Township in Pennsylvania, US

Tioga Township is a township in Tioga County, Pennsylvania, United States. The population was 940 at the 2020 census.

Historical population
| Census | Pop. | Note | %± |
| 2000 | 995 |  | — |
| 2010 | 991 |  | −0.4% |
| 2020 | 940 |  | −5.1% |
| 2023 (est.) | 927 |  | −1.4% |
U.S. Decennial Census

==Geography==
According to the United States Census Bureau, the township has a total area of 40.5 square miles (104.8 km^{2}), of which 38.7 square miles (100.2 km^{2}) is land and 1.8 square miles (4.6 km^{2}) (4.40%) is water.

Tioga Township is bordered by Lawrence Township to the north, Jackson and Rutland Townships to the east, Richmond Township to the south and Middlebury and Farmington Townships to the west. Tioga Township surrounds the borough of Tioga.

==Demographics==
As of the census of 2000, there were 995 people, 385 households, and 286 families residing in the township. The population density was 25.7 people per square mile (9.9/km^{2}). There were 472 housing units at an average density of 12.2/sq mi (4.7/km^{2}). The racial makeup of the township was 99.20% White, 0.30% Native American, 0.10% Asian, and 0.40% from two or more races. Hispanic or Latino of any race were 0.20% of the population.

There were 385 households, out of which 30.4% had children under the age of 18 living with them, 62.1% were married couples living together, 6.5% had a female householder with no husband present, and 25.5% were non-families. 18.7% of all households were made up of individuals, and 8.6% had someone living alone who was 65 years of age or older. The average household size was 2.58 and the average family size was 2.93.

In the township the population was spread out, with 23.5% under the age of 18, 8.3% from 18 to 24, 26.5% from 25 to 44, 26.4% from 45 to 64, and 15.2% who were 65 years of age or older. The median age was 40 years. For every 100 females, there were 109.9 males. For every 100 females age 18 and over, there were 105.7 males.

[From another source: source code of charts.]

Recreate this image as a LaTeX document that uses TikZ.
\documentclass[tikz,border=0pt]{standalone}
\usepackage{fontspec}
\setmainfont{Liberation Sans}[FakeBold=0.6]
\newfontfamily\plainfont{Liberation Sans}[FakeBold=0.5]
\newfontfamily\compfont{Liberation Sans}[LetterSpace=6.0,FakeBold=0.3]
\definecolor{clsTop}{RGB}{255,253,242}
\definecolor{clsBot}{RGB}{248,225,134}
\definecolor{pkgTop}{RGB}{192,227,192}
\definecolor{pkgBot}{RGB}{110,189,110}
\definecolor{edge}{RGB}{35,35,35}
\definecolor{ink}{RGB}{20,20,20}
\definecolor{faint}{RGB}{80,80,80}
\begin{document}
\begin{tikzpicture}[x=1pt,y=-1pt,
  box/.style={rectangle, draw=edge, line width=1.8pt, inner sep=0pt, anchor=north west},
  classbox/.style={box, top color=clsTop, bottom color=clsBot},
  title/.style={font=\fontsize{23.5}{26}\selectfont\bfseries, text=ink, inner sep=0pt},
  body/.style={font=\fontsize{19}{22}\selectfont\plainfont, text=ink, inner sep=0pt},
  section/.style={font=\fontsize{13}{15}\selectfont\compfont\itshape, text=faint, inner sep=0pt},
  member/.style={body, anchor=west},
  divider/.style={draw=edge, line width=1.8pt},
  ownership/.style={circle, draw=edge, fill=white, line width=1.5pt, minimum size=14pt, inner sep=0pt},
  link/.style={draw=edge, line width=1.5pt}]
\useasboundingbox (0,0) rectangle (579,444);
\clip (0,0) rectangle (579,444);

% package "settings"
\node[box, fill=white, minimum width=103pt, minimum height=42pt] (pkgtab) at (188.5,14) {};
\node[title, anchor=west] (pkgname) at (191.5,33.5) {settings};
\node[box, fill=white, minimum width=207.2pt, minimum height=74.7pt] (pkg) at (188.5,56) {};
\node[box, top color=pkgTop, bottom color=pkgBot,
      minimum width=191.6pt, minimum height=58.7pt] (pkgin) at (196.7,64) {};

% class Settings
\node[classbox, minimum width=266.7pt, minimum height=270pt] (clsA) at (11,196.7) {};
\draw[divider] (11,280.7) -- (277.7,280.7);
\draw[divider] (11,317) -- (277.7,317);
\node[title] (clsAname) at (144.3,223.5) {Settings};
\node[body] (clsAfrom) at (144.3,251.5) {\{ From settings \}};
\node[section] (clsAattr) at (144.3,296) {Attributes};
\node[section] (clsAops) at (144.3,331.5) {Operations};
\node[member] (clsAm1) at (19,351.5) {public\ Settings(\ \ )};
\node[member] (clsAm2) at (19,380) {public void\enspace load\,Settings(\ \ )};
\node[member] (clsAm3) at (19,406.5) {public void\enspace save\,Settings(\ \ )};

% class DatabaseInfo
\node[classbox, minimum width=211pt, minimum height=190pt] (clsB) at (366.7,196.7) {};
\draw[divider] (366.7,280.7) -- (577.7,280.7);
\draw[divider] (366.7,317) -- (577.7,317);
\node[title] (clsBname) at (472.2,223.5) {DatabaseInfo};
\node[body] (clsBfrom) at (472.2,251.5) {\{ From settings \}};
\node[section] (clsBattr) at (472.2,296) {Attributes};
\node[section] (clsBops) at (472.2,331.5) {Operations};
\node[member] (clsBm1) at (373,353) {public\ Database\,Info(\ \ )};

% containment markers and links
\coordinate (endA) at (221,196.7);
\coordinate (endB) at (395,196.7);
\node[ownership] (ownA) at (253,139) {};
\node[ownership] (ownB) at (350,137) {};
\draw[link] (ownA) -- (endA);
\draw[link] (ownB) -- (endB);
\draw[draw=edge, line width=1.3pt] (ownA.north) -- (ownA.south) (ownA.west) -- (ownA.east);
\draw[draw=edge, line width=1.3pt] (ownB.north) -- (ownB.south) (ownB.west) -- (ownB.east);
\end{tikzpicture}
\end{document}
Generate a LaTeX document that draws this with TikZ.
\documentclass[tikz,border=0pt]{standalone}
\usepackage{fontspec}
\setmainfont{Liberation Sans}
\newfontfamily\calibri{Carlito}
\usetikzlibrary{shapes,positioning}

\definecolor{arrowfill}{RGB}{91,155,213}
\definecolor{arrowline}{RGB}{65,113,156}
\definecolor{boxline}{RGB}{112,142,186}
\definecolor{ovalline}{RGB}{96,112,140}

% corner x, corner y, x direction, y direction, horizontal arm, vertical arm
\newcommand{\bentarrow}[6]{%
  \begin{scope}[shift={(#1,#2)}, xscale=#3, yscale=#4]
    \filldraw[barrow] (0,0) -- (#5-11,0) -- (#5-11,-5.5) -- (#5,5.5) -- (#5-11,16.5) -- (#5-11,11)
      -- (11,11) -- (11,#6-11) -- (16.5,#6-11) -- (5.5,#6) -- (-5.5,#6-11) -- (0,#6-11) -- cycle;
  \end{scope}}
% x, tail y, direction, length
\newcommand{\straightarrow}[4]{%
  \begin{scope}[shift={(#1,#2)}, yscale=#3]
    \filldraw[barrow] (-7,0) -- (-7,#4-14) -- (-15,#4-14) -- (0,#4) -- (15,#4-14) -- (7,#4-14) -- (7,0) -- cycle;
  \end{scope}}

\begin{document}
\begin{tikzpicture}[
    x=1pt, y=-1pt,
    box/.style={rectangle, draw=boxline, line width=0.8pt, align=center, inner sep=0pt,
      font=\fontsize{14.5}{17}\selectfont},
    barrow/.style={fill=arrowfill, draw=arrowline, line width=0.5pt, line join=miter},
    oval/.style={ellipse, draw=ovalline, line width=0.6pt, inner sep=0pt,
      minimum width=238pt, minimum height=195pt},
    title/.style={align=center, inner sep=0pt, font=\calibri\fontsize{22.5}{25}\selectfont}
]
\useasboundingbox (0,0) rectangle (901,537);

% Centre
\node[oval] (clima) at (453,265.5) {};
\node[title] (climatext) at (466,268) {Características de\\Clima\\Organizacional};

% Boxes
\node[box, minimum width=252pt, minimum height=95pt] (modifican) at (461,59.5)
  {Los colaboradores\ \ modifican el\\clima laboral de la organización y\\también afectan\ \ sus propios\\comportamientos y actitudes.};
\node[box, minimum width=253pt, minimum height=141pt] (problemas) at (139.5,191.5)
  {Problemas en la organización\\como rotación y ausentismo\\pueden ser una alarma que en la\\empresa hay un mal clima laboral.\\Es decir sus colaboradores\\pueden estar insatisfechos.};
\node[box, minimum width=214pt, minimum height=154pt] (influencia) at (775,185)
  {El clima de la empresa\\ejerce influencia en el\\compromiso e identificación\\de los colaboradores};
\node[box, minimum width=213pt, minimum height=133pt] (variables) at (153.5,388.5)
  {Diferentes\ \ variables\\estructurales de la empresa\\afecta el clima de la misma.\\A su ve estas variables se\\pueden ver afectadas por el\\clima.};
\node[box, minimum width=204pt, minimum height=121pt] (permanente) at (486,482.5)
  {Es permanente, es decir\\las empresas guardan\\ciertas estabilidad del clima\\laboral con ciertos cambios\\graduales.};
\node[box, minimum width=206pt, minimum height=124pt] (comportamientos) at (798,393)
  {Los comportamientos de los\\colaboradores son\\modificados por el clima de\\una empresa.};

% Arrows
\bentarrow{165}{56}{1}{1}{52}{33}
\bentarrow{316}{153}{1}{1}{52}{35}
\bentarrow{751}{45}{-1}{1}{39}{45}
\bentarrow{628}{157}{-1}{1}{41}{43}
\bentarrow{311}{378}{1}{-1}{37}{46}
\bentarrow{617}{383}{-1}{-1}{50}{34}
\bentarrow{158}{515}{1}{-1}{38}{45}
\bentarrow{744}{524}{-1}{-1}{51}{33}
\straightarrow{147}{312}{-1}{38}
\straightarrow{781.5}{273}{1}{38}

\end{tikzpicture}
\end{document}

The median income for a household in the township was $32,411, and the median income for a family was $38,250. Males had a median income of $30,536 versus $22,813 for females. The per capita income for the township was $15,290. About 11.7% of families and 14.6% of the population were below the poverty line, including 21.1% of those under age 18 and 11.8% of those age 65 or over.

==Notable person==
John I. Mitchell - politician and judge

==Communities and locations==
- Brooklyn - A village on Pennsylvania Route 287, just west of Tioga.
- Hammond Lake - A reservoir in the western part of the town which flows directly into the Tioga Reservoir.
- Mill Creek - A village on U.S. Route 15 in the central part of the township, near the Tioga Reservoir.
- Mitchell Creek - A village on U.S. Route 15 near the northern township line.
- Painter Run - A village in the southeastern corner of the township.
- Tioga - A borough on Pennsylvania Route 287 in the central part of the township.
- Tioga Reservoir - A reservoir east of and slightly smaller than Hammond Lake.